*WHAT IS REQUIRED*: Everything from the line with "Convert this chart to matplotlib code." through the line with "plt.rcParams['font.family'] = ['Liberation" should be repeated exactly, both of those lines included, and nothing else.

Figure scripts:
--------
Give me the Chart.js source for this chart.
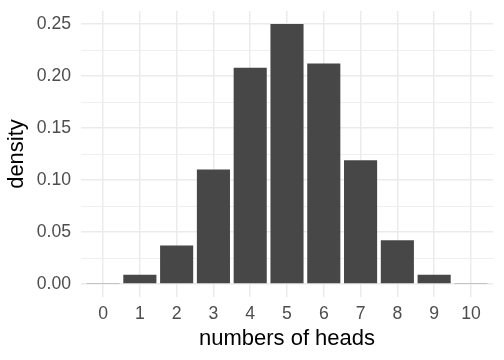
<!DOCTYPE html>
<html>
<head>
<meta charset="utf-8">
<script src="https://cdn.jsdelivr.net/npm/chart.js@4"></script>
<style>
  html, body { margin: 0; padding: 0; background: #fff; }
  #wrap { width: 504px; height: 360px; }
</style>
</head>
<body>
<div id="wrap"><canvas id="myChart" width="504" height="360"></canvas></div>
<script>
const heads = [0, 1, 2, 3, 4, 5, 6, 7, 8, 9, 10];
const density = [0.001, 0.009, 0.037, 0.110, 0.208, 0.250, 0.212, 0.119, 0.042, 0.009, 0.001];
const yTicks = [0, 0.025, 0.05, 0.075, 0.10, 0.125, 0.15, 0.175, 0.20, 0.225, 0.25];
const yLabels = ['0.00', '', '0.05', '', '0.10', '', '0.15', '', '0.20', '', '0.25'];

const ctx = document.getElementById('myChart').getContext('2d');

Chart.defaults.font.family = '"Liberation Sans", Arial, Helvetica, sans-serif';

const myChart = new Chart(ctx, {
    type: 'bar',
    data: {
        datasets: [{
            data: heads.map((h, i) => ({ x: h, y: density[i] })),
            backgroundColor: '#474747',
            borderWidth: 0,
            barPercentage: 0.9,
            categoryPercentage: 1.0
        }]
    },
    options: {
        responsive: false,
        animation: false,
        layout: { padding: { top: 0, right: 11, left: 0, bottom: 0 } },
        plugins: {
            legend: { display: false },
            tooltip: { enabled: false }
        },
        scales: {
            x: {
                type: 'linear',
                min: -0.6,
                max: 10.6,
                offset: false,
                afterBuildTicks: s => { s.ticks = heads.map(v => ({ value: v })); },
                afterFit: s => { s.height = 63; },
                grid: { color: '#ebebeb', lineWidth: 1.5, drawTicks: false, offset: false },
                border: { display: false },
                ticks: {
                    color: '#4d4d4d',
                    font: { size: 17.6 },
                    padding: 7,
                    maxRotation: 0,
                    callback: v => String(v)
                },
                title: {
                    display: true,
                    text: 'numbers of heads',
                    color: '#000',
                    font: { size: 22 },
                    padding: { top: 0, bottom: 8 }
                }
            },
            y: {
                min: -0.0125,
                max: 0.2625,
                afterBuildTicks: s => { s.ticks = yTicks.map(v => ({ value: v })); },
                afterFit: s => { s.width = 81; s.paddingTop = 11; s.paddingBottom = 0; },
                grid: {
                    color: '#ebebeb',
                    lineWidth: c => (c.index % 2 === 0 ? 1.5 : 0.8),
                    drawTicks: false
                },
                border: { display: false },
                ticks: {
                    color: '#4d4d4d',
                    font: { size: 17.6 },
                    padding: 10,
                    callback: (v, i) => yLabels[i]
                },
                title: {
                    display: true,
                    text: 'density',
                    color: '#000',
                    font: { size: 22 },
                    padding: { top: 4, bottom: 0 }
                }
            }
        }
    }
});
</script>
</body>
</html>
--------
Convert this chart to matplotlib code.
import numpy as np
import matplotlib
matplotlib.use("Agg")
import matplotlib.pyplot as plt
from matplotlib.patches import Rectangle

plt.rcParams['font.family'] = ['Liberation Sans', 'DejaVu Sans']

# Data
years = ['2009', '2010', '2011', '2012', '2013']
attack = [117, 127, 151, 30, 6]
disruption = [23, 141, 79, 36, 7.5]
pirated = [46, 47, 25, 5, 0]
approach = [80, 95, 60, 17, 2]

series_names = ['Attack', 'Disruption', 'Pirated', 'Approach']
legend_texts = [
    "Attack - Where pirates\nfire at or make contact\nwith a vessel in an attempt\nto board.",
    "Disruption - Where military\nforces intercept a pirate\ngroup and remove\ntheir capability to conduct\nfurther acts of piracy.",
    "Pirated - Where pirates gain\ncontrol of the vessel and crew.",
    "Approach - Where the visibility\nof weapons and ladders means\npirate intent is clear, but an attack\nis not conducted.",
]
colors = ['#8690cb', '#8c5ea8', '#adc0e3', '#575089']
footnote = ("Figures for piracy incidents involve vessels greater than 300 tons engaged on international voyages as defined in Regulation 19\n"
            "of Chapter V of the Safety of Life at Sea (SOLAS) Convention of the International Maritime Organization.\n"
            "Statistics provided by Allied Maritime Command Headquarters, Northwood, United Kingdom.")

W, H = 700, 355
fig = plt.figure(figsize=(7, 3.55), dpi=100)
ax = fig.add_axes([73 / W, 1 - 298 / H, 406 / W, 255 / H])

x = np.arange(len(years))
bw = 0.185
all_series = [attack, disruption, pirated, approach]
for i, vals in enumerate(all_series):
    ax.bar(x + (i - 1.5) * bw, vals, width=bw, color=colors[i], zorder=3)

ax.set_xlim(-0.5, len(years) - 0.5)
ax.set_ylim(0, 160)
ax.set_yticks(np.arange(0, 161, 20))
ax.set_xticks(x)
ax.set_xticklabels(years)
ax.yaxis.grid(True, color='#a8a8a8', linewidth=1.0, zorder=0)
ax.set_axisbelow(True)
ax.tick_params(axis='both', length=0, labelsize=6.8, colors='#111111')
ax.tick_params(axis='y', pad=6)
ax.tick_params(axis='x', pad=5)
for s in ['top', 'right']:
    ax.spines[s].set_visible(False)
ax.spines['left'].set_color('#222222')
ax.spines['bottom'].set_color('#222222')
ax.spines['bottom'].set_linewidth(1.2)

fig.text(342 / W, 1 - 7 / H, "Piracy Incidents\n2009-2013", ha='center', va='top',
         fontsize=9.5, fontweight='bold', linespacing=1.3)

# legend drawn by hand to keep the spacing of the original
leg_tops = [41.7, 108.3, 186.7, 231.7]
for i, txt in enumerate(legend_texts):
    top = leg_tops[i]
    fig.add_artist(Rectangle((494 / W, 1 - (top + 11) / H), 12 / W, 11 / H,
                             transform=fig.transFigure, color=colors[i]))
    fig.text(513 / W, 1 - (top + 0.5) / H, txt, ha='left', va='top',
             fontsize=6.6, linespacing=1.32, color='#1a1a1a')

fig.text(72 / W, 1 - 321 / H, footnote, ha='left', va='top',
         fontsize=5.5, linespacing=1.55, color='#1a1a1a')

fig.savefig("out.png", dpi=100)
--------
*RESPONSE*:
Convert this chart to matplotlib code.
import numpy as np
import matplotlib
matplotlib.use("Agg")
import matplotlib.pyplot as plt
from matplotlib.patches import Rectangle

plt.rcParams['font.family'] = ['Liberation Sans', 'DejaVu Sans']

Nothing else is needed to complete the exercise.